Chapter 1: Arjuna's Dilemma · Verse 30

न च शक्नोम्यवस्थातुं भ्रमतीव च मे मनः |

निमित्तानि च पश्यामि विपरीतानि केशव ॥३०॥

na ca śaknomyavasthātuṃ bhramatīva ca me manaḥ |

nimittāni ca paśyāmi viparītāni keśava ||30||

Arjuna says: 'I am unable to stand firm, my mind is reeling, and I see adverse omens, O Keshava.' His physical collapse is now matched by mental disorientation — he can neither stand nor think clearly, and the world itself seems to portend disaster.
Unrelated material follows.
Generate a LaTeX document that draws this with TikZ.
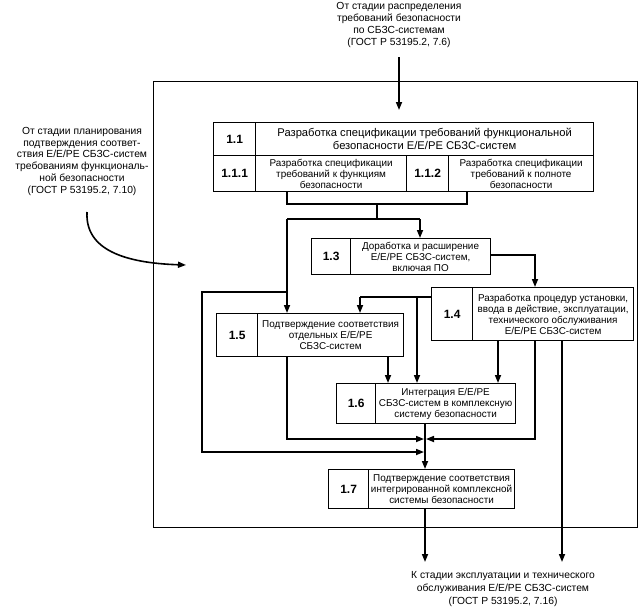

total-crisis rock-bottom preparation-for-grace breakdown-as-breakthrough surrender

Synthesis

This verse completes Arjuna's descent into total crisis — body, mind, and perception have all failed. The Advaita tradition reads this as the necessary endpoint of ego-exhaustion: when every faculty the individual relies on has collapsed, the ground is cleared for the teacher's intervention. This is not a gentle philosophical conversation but a rescue mission. Ramanujacharya sees the three dimensions of collapse — physical (cannot stand), mental (mind reeling), perceptual (seeing evil omens) — as confirming that the crisis is total and requires equally total intervention. Only the Lord's direct teaching can address a breakdown this comprehensive. Madhvacharya notes that Arjuna's admission 'I cannot' is the exact confession the Supreme Lord awaits — divine teaching flows not to the self-sufficient but to the genuinely helpless. The Bhakti tradition treasures this verse as the bottom of the descent, the moment when nothing human remains to rely on, and the devotee stands naked before grace. Abhinavagupta reads the reeling mind as consciousness in a state of radical disorientation — all fixed reference points have dissolved. This is the chaos before new order, the formlessness before new form. Vallabhacharya sees the adverse omens as the last projection of a terrified ego — when the soul truly surrenders these too will dissolve. Tilak views this as the final moment before Krishna must intervene — a leader in total collapse demands immediate restoration. Vivekananda would read this as the lowest point from which the greatest ascent begins — rock bottom has a solid floor.

Commentaries 8 traditions

Advaita Vedanta/Adi Shankaracharya

Every faculty Arjuna possesses has failed: body, mind, perception. This total collapse is the necessary precondition for the Gita's teaching. The ego must exhaust all its resources before it can receive knowledge of the Self. Shankaracharya sees verse 30 as the completion of Arjuna's preparation — through breakdown — for the highest teaching.

Apply This Verse

Personal Growth

When you reach the point where you cannot stand, cannot think, and cannot see clearly, you have arrived at a place of radical openness — though it does not feel like it. This is often where the deepest transformation begins, because all the structures that prevented it have fallen away.

Questions this verse answers

  • ?"Have I reached a point where all my usual coping mechanisms have failed?"
  • ?"What would it mean to accept that I truly cannot handle this alone?"
  • ?"Is my total breakdown actually clearing space for something new?"
  • ?"How do I find help when I can barely articulate what's wrong?"